Landau-Ginzburg theory of charge density wave formation accompanying lattice and electronic long-range ordering

TL;DR

This paper develops an analytical Landau-Ginzburg framework to describe charge density waves coupled with various long-range orders, providing insights into phase stability and spatial modulations in quantum materials.

Contribution

It introduces a novel biquadratic gradient coupling in the Landau-Ginzburg free energy, crucial for understanding spatially-modulated phases in charge-ordered and superconducting systems.

Findings

Derived thermodynamic conditions for phase stability.

Provided analytical expressions for phase energies and order parameters.

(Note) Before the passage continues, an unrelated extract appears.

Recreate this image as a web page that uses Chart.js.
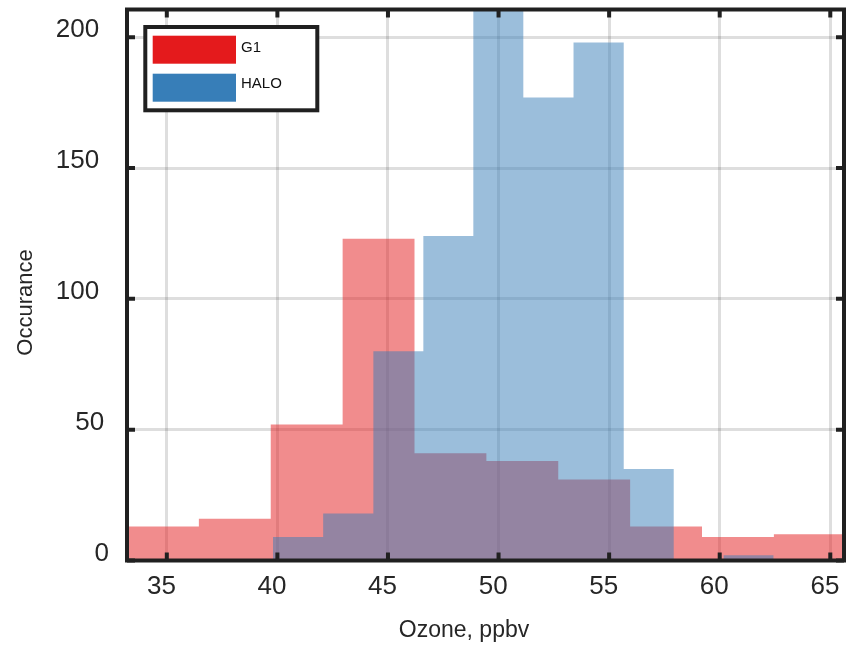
<!DOCTYPE html>
<html>
<head>
<meta charset="utf-8">
<style>
html,body{margin:0;padding:0;background:#fff;}
canvas{display:block;}
</style>
<script src="https://cdn.jsdelivr.net/npm/chart.js@4.4.1/dist/chart.umd.min.js"></script>
</head>
<body>
<canvas id="c" width="847" height="647"></canvas>
<script>
// ---- data ----
const seriesNames = ['G1', 'HALO'];
const g1BinEdges = [33.2, 36.45, 39.7, 42.95, 46.2, 49.45, 52.7, 55.95, 59.2, 62.45, 65.7];
const g1Counts = [13, 16, 52, 123, 41, 38, 31, 13, 9, 10];
const haloBinEdges = [39.8, 42.07, 44.34, 46.6, 48.86, 51.12, 53.39, 55.66, 57.92, 60.18, 62.44];
const haloCounts = [9, 18, 80, 124, 225, 177, 198, 35, 0, 2];
const xTickValues = [35, 40, 45, 50, 55, 60, 65];
const yTickValues = [0, 50, 100, 150, 200];
const xTitle = 'Ozone, ppbv';
const yTitle = 'Occurance';

const FONT = "'Liberation Sans', Arial, Helvetica, sans-serif";
const INK = '#262626';
const FRAME = '#202020';
const seriesColors = ['#e41a1c', '#377eb8'];
const seriesFills = ['rgba(228,26,28,0.5)', 'rgba(55,126,184,0.5)'];

// histogram outline: each bin gives its left and right corner
function histPoints(edges, counts) {
  const pts = [];
  counts.forEach((c, i) => {
    pts.push({x: edges[i], y: c});
    pts.push({x: edges[i + 1], y: c});
  });
  return pts;
}

const decor = {
  id: 'decor',
  afterDraw(chart) {
    const ctx = chart.ctx;
    const a = chart.chartArea;
    const xs = chart.scales.x, ys = chart.scales.y;
    ctx.save();

    // y tick labels
    ctx.fillStyle = INK;
    ctx.font = '26px ' + FONT;
    ctx.textAlign = 'left';
    ctx.textBaseline = 'alphabetic';
    yTickValues.forEach(v => {
      const y = ys.getPixelForValue(v);
      const t = String(v);
      const w = ctx.measureText(t).width;
      ctx.fillText(t, 114 - 1.34 * w, y);
    });

    // axis titles
    ctx.font = '23px ' + FONT;
    ctx.textAlign = 'center';
    ctx.fillText(xTitle, 464, 637);
    ctx.save();
    ctx.translate(32, 302.5);
    ctx.rotate(-Math.PI / 2);
    ctx.font = '22px ' + FONT;
    ctx.fillText(yTitle, 0, 0);
    ctx.restore();

    // frame
    ctx.strokeStyle = FRAME;
    ctx.lineWidth = 4;
    ctx.strokeRect(a.left, a.top, a.right - a.left, a.bottom - a.top);

    // inward tick marks
    ctx.beginPath();
    xTickValues.forEach(v => {
      const x = xs.getPixelForValue(v);
      ctx.moveTo(x, a.bottom); ctx.lineTo(x, a.bottom - 8);
      ctx.moveTo(x, a.top); ctx.lineTo(x, a.top + 8);
    });
    yTickValues.forEach(v => {
      const y = ys.getPixelForValue(v);
      ctx.moveTo(a.left, y); ctx.lineTo(a.left + 8, y);
      ctx.moveTo(a.right, y); ctx.lineTo(a.right - 8, y);
    });
    ctx.stroke();

    // legend
    ctx.fillStyle = '#ffffff';
    ctx.fillRect(145.3, 27, 172, 83.3);
    ctx.strokeRect(145.3, 27, 172, 83.3);
    const swY = [35.7, 73.7];
    const txY = [52, 87.5];
    ctx.font = '15px ' + FONT;
    ctx.textAlign = 'left';
    seriesNames.forEach((n, i) => {
      ctx.fillStyle = seriesColors[i];
      ctx.fillRect(152.7, swY[i], 83.3, 28);
      ctx.fillStyle = '#111';
      ctx.fillText(n, 241, txY[i]);
    });
    ctx.restore();
  }
};

const gridOpts = {color: 'rgba(0,0,0,0.13)', lineWidth: 3, drawTicks: false};

new Chart(document.getElementById('c'), {
  type: 'line',
  data: {
    datasets: [
      {
        label: seriesNames[0],
        data: histPoints(g1BinEdges, g1Counts),
        backgroundColor: seriesFills[0],
        borderColor: 'rgba(0,0,0,0)',
        borderWidth: 0,
        pointRadius: 0,
        tension: 0,
        fill: 'origin',
        order: 2
      },
      {
        label: seriesNames[1],
        data: histPoints(haloBinEdges, haloCounts),
        backgroundColor: seriesFills[1],
        borderColor: 'rgba(0,0,0,0)',
        borderWidth: 0,
        pointRadius: 0,
        tension: 0,
        fill: 'origin',
        order: 1
      }
    ]
  },
  options: {
    responsive: false,
    animation: false,
    devicePixelRatio: 1,
    layout: {padding: {top: 9.5, right: 3, left: 0, bottom: 0}},
    plugins: {legend: {display: false}, tooltip: {enabled: false}},
    scales: {
      x: {
        type: 'linear',
        min: 33.2,
        max: 65.62,
        z: 1,
        afterBuildTicks: s => { s.ticks = xTickValues.map(v => ({value: v})); },
        afterFit: s => { s.height = 86.5; s.paddingLeft = 0; s.paddingRight = 0; },
        grid: gridOpts,
        border: {display: false},
        ticks: {
          font: {family: FONT, size: 26},
          color: INK,
          labelOffset: -5.4,
          padding: 11,
          maxRotation: 0,
          autoSkip: false
        }
      },
      y: {
        type: 'linear',
        min: 0,
        max: 210.6,
        z: 1,
        afterBuildTicks: s => { s.ticks = yTickValues.map(v => ({value: v})); },
        afterFit: s => { s.width = 127; s.paddingTop = 0; s.paddingBottom = 0; },
        grid: gridOpts,
        border: {display: false},
        ticks: {display: false}
      }
    }
  },
  plugins: [decor]
});
</script>
</body>
</html>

Explained the role of gradient couplings in spatial phase modulation.

Abstract

We propose an analytical Landau-Ginzburg theory of the charge density waves coupled with lattice and electronic long-range order parameters. Examples of long-range order include electronic wave function of superconducting Cooper pairs, structural distortions, electric polarization, and magnetization. We formulate the Landau-Ginzburg free energy density as power expansion with respect to the charge density and other long-range order parameters, as well as their spatial gradients, and biquadratic coupling terms. We introduced a biquadratic coupling between the charge density gradient and long-range order parameters, as well as nonlinear higher gradients of the long-range order parameters. The biquadratic gradient coupling is critical to the appearance of different spatially-modulated phases in charge-ordered ferroics and high-temperature superconductors. We derived the thermodynamic conditions for the stability of the spatially-modulated phases, which are the intertwined spatial waves of charge density and lattice/electronic long-range order. The analytical expressions for the energies of different phases, corresponding order parameters, charge density waves amplitudes and modulation periods, obtained in this work, can be employed to guide the comprehensive physical explanation, deconvolution and Bayesian analysis of experimental data on quantum materials ranging from charge-ordered ferroics to high-temperature superconductors.